Dans des voitures bourrées d'effets personnels, des Louisianais ayant fui l'ouragan Gustav croisent sur une autoroute des sauveteurs prêts à intervenir, mais qui ne savent pas encore quelle sera l'ampleur de leur mission.

Alors que l'oeil du cyclone de catégorie 2 a touché lundi matin les côtes de la Louisiane, la ville de Beaumont (Texas), située à 400 km à l'est de la Nouvelle-Orléans, a été elle aussi en grande partie évacuée et présente l'allure d'une ville fantôme.

«Merci de nous faire travailler», indique une grande pancarte, aussitôt démentie par les volets de fer hermétiquement fermés sur les vitrines d'une station service. Ailleurs, les pompes à sec ont été emballées dans d'épais films de plastique noir et des nuées d'oiseaux picorent sur les routes désertes.

C'est dans l'un des rares hôtels encore ouverts à côté de l'autoroute I-10 que s'est rassemblé un groupe de 45 volontaires de la 136e division aérienne de la Garde nationale du Texas, mobilisés sous commandement fédéral et qui se tiennent prêts à aller vers l'est, dans le sillage de Gustav, dont l'ampleur des destructions reste encore inconnue.

«Nous aurons l'une de ces trois missions: soit rentrer à la maison, soit aller vers l'est, soit rester ici. Nous attendons les ordres», explique le capitaine Wayne Sanaghan, porte-parole de l'unité basée à Fort Worth, dans le centre de l'État.

La 136e a déjà évacué 200 patients de la région de Beaumont, l'une des dernières villes avant la frontière de la Louisiane: «des gens qui doivent évacuer pour des raisons médicales, qui ne peuvent pas évacuer tout seuls, et dont les ambulances ne peuvent pas s'occuper», explique le capitaine Sanaghan.

«Mais pour chaque patient, il y avait des membres de leur famille, des enfants, des chats, des chiens... on m'a dit qu'il y avait un lézard, je ne l'ai pas vu», raconte le militaire.

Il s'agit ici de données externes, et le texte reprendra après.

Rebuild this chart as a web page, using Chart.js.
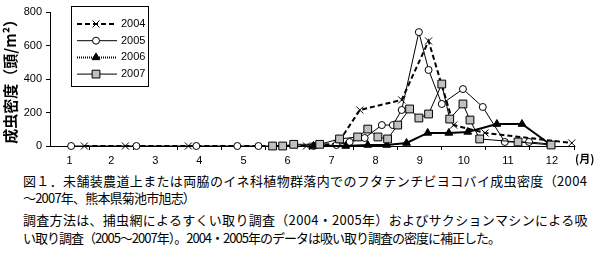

Alors que le vent forcit et que le ciel s'assombrit, prémices de Gustav qui doit passer au nord-est de Beaumont selon les dernières prévisions, les places de parking de l'hôtel sont quasiment toutes occupées par des voitures aux plaques louisianaises.

Jamie Toups, une jeune femme accompagnée de sa petite fille, raconte avoir évacué dimanche de Cow Island, à 200 km à l'ouest de La Nouvelle-Orléans. «Nous avons pris beaucoup de petites routes» pour éviter les embouteillages formés par les évacués, explique-t-elle.

«C'est épuisant, nerveusement», dit-elle, alors que les clients de l'hôtel passent et repassent devant la télévision du hall qui diffuse en continu des nouvelles de l'avancée de Gustav dans les terres. La région où habite Mme Toups n'avait pas été touchée directement par l'ouragan Katrina en 2005, mais de plein fouet par le cyclone Rita, quelques semaines plus tard.

«Nous avons tout perdu à cause de Rita», raconte Mme Toups. Pense-t-elle rester vivre dans cette zone à l'avenir? «Je l'espère, il faut attendre pour voir», lance-t-elle, le sourire forcé.

«Nous sommes partis ce matin, à 4 heures», explique pour sa part Mona Istre, dont la grosse berline est remplie de vivres et de vêtements. Elle habite près de Lake Charles, à l'orée du pays cajun, et n'a pas voulu prendre de risques.

Je suis originaire de Cameron (sur la côte NDLR), où Rita a frappé et j'ai appris à obéir aux ordres d'évacuation», raconte-t-elle. «Cela me fait mal de voir des zones qui ont tant souffert être touchées à nouveau, mais on ne peut pas faire autrement que de prier».